System Integration: All customer, operational, and financial data must be accessible through integrated systems that enable real-time analysis.

Process Automation: Standard financial analyses must be automated to eliminate manual data gathering and calculation delays.

Authority Distribution: Sales teams need direct access to financial modeling tools and pre-approved authority ranges to provide immediate responses.

Exception Handling: Clear escalation processes must handle unusual requests without delaying standard responses.

As detailed in from gut feel to financial facts: making decisions at speed, the goal is creating systematic capabilities that enable faster, better decisions across all operational areas.

The Strategic Imperative

In increasingly competitive markets, financial response speed has become a primary competitive differentiator. Companies that continue operating with slow financial processes are systematically disadvantaged against competitors who can provide immediate, accurate responses to prospect inquiries.

The choice is binary: invest in systems that enable fast financial responses, or continue losing 40-50% of potential revenue to faster competitors. The technology exists, the methodologies are proven, and the competitive advantages are substantial.

"We'll get back to you" isn't a sign of analytical rigor—it's a signal of operational dysfunction that costs millions annually in lost revenue and competitive positioning.

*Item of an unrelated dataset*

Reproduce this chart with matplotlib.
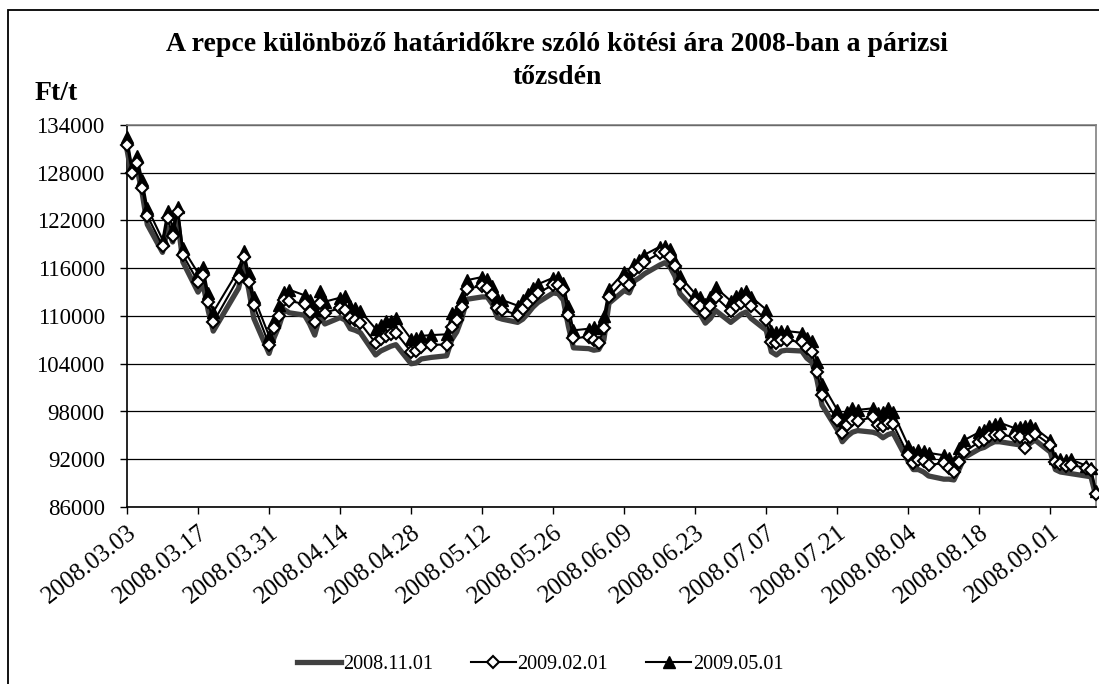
import matplotlib
matplotlib.use("Agg")
import matplotlib.pyplot as plt
from matplotlib.lines import Line2D
from matplotlib.patches import Rectangle
import datetime as dt

plt.rcParams['font.family'] = ['Liberation Serif', 'DejaVu Serif']

# trading days 2008 (Paris)
days_mar = [3, 4, 5, 6, 7, 10, 11, 12, 13, 14, 17, 18, 19, 20, 25, 26, 27, 28, 31]
days_apr = [1, 2, 3, 4, 7, 8, 9, 10, 11, 14, 15, 16, 17, 18, 21, 22, 23, 24, 25, 28, 29, 30]
days_may = [2, 5, 6, 7, 8, 9, 12, 13, 14, 15, 16, 19, 20, 21, 22, 23, 26, 27, 28, 29, 30]
days_jun = [2, 3, 4, 5, 6, 9, 10, 11, 12, 13, 16, 17, 18, 19, 20, 23, 24, 25, 26, 27, 30]
days_jul = [1, 2, 3, 4, 7, 8, 9, 10, 11, 14, 15, 16, 17, 18, 21, 22, 23, 24, 25, 28, 29, 30, 31]
days_aug = [1, 4, 5, 6, 7, 8, 11, 12, 13, 14, 15, 18, 19, 20, 21, 22, 25, 26, 27, 28, 29]
days_sep = [1, 2, 3, 4, 5, 8, 9, 10]

# 2008.11.01 contract (Ft/t)
s_2008_11 = [130900, 127400, 128500, 125400, 121500, 118000, 121100, 119300, 122000, 116800, 113000, 114000, 110700, 108100, 113500, 116300, 113300, 109700, 105300,
             107300, 108800, 110800, 110400, 110100, 109000, 107600, 109900, 109000, 109800, 109500, 108400, 108200, 107900, 105100, 105600, 105900, 106200, 106400, 104000, 104100, 104600,
             104800, 105000, 107000, 108000, 109700, 112100, 112400, 112400, 111500, 109800, 109600, 109200, 109600, 110300, 111100, 111700, 112900, 112800, 112000, 108700, 106000,
             105900, 105700, 105800, 107000, 111600, 113200, 112900, 114400, 114800, 115300, 116400, 116700, 116200, 115000, 112800, 110700, 110200, 109100, 109700, 110700, 109200,
             109700, 110200, 110500, 109700, 108200, 105500, 105100, 105600, 105700, 105600, 104700, 104200, 102000, 98800, 95700, 94200, 94900, 95400, 95600, 95400, 95200, 94700, 95100,
             95300, 91700, 90700, 90700, 90400, 89900, 89500, 89500, 89400, 90700, 92200, 93300, 93500, 93900, 94200, 94200, 93900, 93800, 93200, 94000, 94400,
             92900, 90700, 90400, 90300, 90200, 89900, 89800, 87300]

# 2009.02.01 contract (Ft/t)
s_2009_02 = [131500, 128000, 129200, 126100, 122600, 118800, 122300, 120100, 123100, 117700, 114300, 115200, 111800, 109200, 114800, 117400, 114300, 111400, 106400,
             108500, 110000, 112000, 111900, 111500, 110500, 109200, 111600, 110400, 111000, 110800, 109700, 109500, 109100, 106600, 107100, 107500, 107700, 107900, 105500, 105600, 106100,
             106400, 106400, 108600, 109500, 111100, 113400, 113800, 113500, 112600, 111000, 110800, 110100, 110900, 111600, 112300, 112900, 113900, 113900, 113300, 110100, 107200,
             107400, 107000, 106600, 108500, 112400, 114500, 113900, 115800, 116200, 116800, 117900, 118000, 117400, 116300, 114000, 111800, 111300, 110400, 111300, 112400, 110600,
             111300, 111600, 112000, 111300, 109500, 106700, 106600, 107000, 107000, 106700, 106000, 105500, 103000, 100100, 96900, 95300, 96300, 96900, 96800, 97300, 96300, 96200, 96600,
             96400, 92500, 91500, 91900, 91800, 91300, 91500, 90900, 90400, 91700, 92900, 94200, 94400, 94900, 95000, 95000, 94900, 94800, 93400, 94800, 95200,
             93800, 91700, 91400, 91100, 91300, 90900, 90600, 87600]

# 2009.05.01 contract (Ft/t)
s_2009_05 = [132500, 128700, 130100, 127100, 123600, 119600, 123200, 121100, 123700, 118500, 115400, 116100, 112900, 110500, 115800, 118200, 115400, 112400, 107500,
             109500, 111400, 113000, 113300, 112600, 112000, 110700, 113100, 111800, 112300, 112500, 111300, 111000, 110600, 108400, 108900, 109400, 109400, 109700, 107100, 107200, 107500,
             107600, 107700, 110400, 110800, 112400, 114500, 114900, 114700, 113800, 112300, 112000, 111300, 112000, 112800, 113500, 114000, 114800, 114900, 114100, 111300, 108200,
             108400, 108600, 108500, 110000, 113400, 115500, 114900, 116500, 117000, 117700, 118700, 118800, 118400, 116800, 115000, 112800, 112400, 111500, 112400, 113600, 111900,
             112500, 112900, 113100, 112400, 110800, 108100, 108000, 108100, 108100, 107900, 107200, 106900, 104200, 101500, 98200, 96900, 97900, 98400, 98200, 98400, 97800, 97900, 98400,
             97900, 93700, 92900, 93200, 93000, 92800, 92500, 92200, 91700, 93400, 94400, 95400, 95700, 96200, 96400, 96600, 95900, 96100, 96200, 96300, 95900,
             94400, 92100, 92000, 91900, 92000, 91200, 90900, 88000]

series_labels = ['2008.11.01', '2009.02.01', '2009.05.01']
title_text = 'A repce különböző határidőkre szóló kötési ára 2008-ban a párizsi\ntőzsdén'
y_unit = 'Ft/t'
y_ticks = list(range(86000, 134001, 6000))

months = [(3, days_mar), (4, days_apr), (5, days_may), (6, days_jun),
          (7, days_jul), (8, days_aug), (9, days_sep)]
dates = [dt.date(2008, m, d) for m, ds in months for d in ds]
x_ticks = [dt.date(2008, 3, 3) + dt.timedelta(days=14 * k) for k in range(14)]

W, H = 1099, 684
fig = plt.figure(figsize=(W / 100, H / 100), dpi=100)
ax = fig.add_axes([127 / W, 1 - 507 / H, (1096 - 127) / W, (507 - 125) / H])

ax.plot(dates, s_2008_11, color='#404040', lw=3.8, zorder=3, clip_on=False,
        solid_joinstyle='round')
ax.plot(dates, s_2009_05, color='black', lw=1.5, marker='^', ms=8.5,
        mfc='black', mec='black', zorder=4, clip_on=False)
ax.plot(dates, s_2009_02, color='black', lw=1.5, marker='D', ms=6.3,
        mfc='white', mec='black', mew=1.5, zorder=5, clip_on=False)

ax.set_ylim(86000, 134000)
ax.set_yticks(y_ticks)
ax.set_yticklabels([str(v) for v in y_ticks], fontsize=16.5)
ax.set_xlim(dates[0], dates[-1])
ax.set_xticks(x_ticks)
ax.set_xticklabels([d.strftime('%Y.%m.%d') for d in x_ticks], fontsize=18,
                   rotation=38, ha='right', va='top', rotation_mode='anchor')
ax.tick_params(axis='x', length=5, width=1, direction='out', pad=5)
ax.tick_params(axis='y', length=5, width=1, direction='out', pad=11)

ax.yaxis.grid(True, color='black', lw=0.9)
ax.set_axisbelow(True)
for side in ['top', 'right']:
    ax.spines[side].set_color('#808080')
    ax.spines[side].set_linewidth(1.2)
for side in ['left', 'bottom']:
    ax.spines[side].set_color('black')
    ax.spines[side].set_linewidth(1.2)

fig.text(557 / W, 1 - 61 / H, title_text, ha='center', va='center',
         fontsize=20, fontweight='bold', linespacing=1.45)
fig.text(35 / W, 1 - 94 / H, y_unit, ha='left', va='center',
         fontsize=20, fontweight='bold')

handles = [
    Line2D([], [], color='#404040', lw=3.8),
    Line2D([], [], color='black', lw=1.5, marker='D', ms=6.3, mfc='white', mec='black', mew=1.5),
    Line2D([], [], color='black', lw=1.5, marker='^', ms=8.5, mfc='black', mec='black'),
]
fig.legend(handles, series_labels, loc='center', bbox_to_anchor=(540 / W, 20 / H),
           ncol=3, frameon=False, fontsize=14.5, handlelength=2.2,
           columnspacing=1.9, handletextpad=0.1)

fig.patches.append(Rectangle((8 / W, -0.2), 1.3, 1 - 10 / H + 0.2,
                             transform=fig.transFigure, fill=False,
                             ec='black', lw=1.3))

fig.savefig('out.png', dpi=100)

The market rewards speed. Your financial response capabilities determine whether you're the predator or the prey in every competitive situation. Every day you continue operating with slow financial processes is another day competitors capture market share you'll never recover.

The question isn't whether you can afford to invest in faster financial response capabilities. The question is whether you can afford to keep losing millions in revenue to competitors who already have.